We launched with Tricker’s, so we’ve been doing collaborations for eight years, and with sourced leathers for six. It’s quite remarkable that a pair of my Tricker’s from 2008 to now are pretty much the exact same build. You can look at a lot of brands, even manufacturing brands, you can see that the product has changed. It’s gotten lighter, more approachable. That’s one of the delicate balances when we’re trying to present new Tricker’s products: how do we make this a little more comfortable without making it something different. Some of that is down to using things like Chromexcel or C.F. Stead kudu or Unicorn, that have more natural elasticity to them. We want to offer a full Tricker’s country build, but those can help a lot with break-in and comfort.
What we call heritage has become so saturated with outsourcing brands using factories they have literally no control over and zero visibility into. They’re presenting a product that’s maybe half the price and they’re using all the same language. OK, it’s Goodyear welted, but Goodyeear welting is just a construction method. That’s like saying all wood-framed houses are the same. For us that integrity inside the building is everything. And their adaptability makes development feasible.
David: I suppose we’re one of those understated brands and businesses. We throw very little money into marketing. But where we do put the money in is the factory. It’s all about the factory, and the people that work in the factory. The retail environment is getting harder and harder. And yes a lot of words—Goodyear welting or quality or handmade—are bandied about more and more easily these days. We’re not the best at every style, but when it comes to country shoes and boots, I would arguably say that…well I suppose the proof is in the pudding when you wear them.

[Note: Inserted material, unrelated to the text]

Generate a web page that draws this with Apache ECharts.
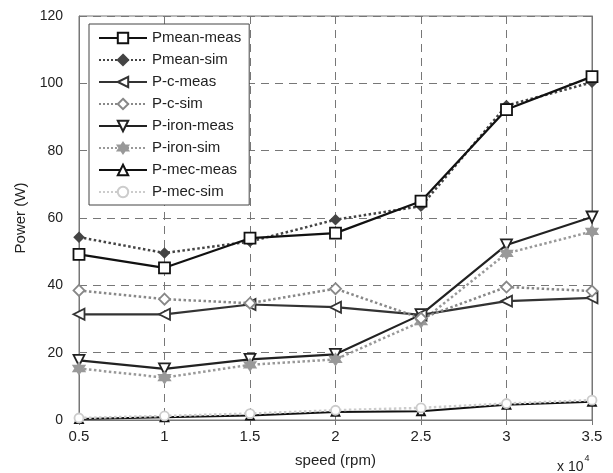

When we visited Charlottesville and The Fields, there were a lot of customers there. Sometimes I’m at a trade show and retailers from all over the world are there and I have to explain to them what this 200-year-old brand is. And then you speak to these customers from all over the States and they all know Tricker’s and the lasts and they want to do this and that makeup—their knowledge is incredible. If we had 20 retailers like you around the world my job would be redundant I’d think.